Return each line that holds the word "this".

# INPUT RECORDS:
☆ ☆ ☆ ☆ ☆ ☆ ☆
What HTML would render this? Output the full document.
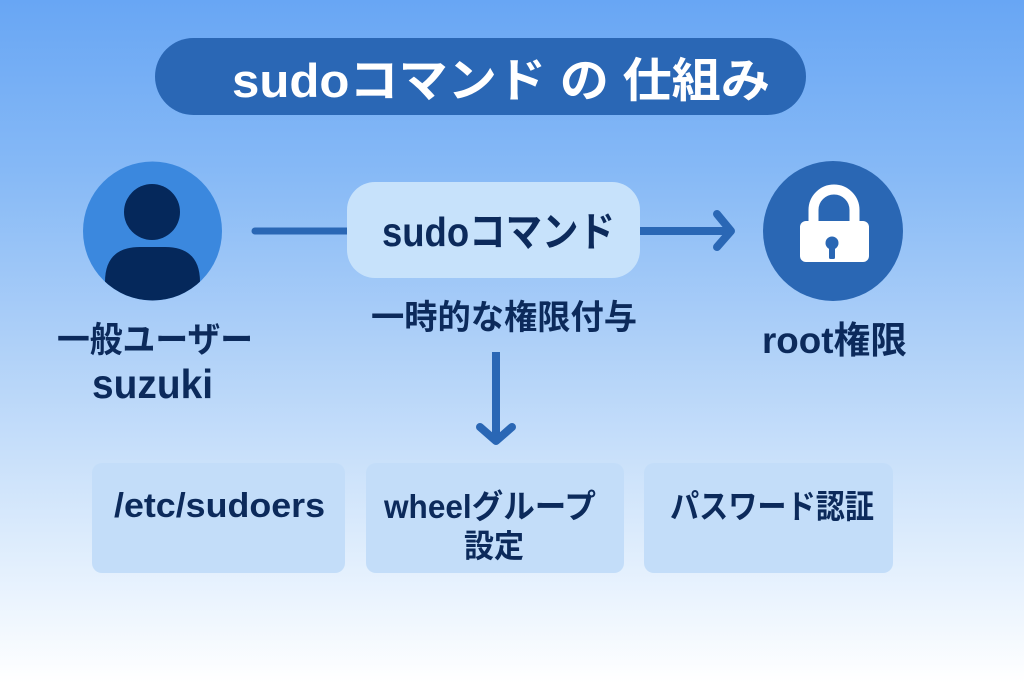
☆ ☆ ☆ ☆ ☆ ☆ ☆
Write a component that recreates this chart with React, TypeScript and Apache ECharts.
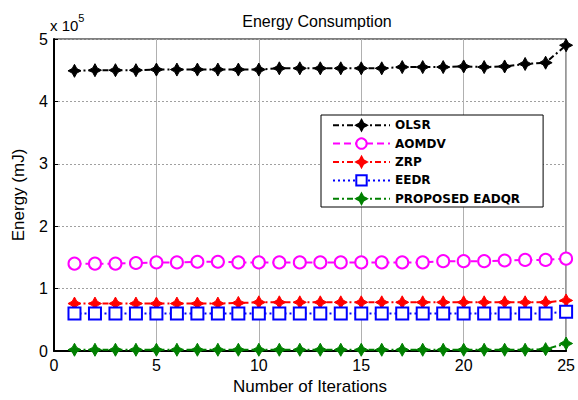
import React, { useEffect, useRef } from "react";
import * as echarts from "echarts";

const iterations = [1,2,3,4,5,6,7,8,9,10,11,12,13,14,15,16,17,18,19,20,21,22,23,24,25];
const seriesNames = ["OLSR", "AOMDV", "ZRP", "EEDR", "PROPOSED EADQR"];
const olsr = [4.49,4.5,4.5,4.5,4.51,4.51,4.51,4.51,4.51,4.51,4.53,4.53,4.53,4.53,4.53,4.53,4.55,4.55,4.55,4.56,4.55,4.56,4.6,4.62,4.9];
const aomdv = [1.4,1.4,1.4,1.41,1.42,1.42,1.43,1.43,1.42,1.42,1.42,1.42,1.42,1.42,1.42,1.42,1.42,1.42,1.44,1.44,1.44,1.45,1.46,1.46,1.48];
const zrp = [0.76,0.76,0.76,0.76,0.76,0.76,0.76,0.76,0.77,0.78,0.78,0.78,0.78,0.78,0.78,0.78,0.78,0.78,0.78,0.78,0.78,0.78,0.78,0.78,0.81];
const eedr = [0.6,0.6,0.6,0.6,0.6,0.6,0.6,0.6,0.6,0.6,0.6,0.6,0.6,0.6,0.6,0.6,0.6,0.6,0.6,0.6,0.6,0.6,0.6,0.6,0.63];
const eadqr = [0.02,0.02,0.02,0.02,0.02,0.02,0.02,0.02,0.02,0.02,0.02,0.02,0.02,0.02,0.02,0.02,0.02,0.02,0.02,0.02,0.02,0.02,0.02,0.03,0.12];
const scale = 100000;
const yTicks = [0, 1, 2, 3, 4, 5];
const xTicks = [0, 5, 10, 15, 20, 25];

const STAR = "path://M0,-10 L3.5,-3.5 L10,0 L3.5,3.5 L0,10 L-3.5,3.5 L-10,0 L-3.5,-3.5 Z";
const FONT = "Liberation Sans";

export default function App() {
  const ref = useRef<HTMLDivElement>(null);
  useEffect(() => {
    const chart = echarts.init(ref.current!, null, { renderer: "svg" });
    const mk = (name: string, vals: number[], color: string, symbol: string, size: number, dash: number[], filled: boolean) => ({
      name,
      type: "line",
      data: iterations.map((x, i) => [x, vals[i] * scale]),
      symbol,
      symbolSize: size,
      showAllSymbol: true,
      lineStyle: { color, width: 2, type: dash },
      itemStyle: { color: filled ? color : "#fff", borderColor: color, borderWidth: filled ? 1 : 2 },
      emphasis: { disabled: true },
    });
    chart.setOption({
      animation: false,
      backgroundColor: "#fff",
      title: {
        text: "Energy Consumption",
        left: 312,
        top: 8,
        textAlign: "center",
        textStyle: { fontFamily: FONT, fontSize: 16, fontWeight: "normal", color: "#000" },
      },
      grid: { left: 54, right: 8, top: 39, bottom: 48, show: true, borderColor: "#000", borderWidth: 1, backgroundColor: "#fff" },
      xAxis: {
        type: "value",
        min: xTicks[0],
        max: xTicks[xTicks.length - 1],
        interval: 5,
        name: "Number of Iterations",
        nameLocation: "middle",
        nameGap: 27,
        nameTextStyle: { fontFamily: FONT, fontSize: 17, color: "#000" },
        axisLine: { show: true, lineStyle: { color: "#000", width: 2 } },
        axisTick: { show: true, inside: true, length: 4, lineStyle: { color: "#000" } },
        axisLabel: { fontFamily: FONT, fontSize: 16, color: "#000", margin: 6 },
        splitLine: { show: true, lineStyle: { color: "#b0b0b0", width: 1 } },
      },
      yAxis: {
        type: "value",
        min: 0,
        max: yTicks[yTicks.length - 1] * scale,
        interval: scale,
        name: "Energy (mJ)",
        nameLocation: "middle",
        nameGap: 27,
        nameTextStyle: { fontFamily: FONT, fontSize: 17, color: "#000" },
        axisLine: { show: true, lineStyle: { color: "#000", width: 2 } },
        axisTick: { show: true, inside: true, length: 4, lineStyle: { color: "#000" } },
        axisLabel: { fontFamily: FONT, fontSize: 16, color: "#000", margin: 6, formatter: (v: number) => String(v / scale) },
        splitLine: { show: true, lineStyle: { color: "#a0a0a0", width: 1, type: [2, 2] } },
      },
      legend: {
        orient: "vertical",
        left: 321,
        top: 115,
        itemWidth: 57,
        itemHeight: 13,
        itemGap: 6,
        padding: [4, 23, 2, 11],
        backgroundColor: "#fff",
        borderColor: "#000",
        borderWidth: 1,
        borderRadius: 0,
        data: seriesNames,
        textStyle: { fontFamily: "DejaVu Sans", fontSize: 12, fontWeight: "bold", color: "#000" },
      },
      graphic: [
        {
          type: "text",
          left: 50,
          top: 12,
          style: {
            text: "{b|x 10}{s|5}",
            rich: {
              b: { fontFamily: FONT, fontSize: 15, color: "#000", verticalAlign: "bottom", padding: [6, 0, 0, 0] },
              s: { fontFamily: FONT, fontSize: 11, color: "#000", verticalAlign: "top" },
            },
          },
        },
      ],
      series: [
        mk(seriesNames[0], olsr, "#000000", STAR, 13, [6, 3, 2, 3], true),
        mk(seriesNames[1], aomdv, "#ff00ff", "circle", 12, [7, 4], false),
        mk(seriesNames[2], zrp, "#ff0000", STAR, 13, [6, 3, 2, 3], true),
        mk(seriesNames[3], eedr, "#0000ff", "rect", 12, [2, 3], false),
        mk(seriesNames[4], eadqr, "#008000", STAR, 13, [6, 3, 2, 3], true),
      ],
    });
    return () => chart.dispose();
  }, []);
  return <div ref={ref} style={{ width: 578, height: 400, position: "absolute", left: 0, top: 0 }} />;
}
☆ ☆ ☆ ☆ ☆ ☆ ☆
# RESPONSE:
What HTML would render this? Output the full document.
Write a component that recreates this chart with React, TypeScript and Apache ECharts.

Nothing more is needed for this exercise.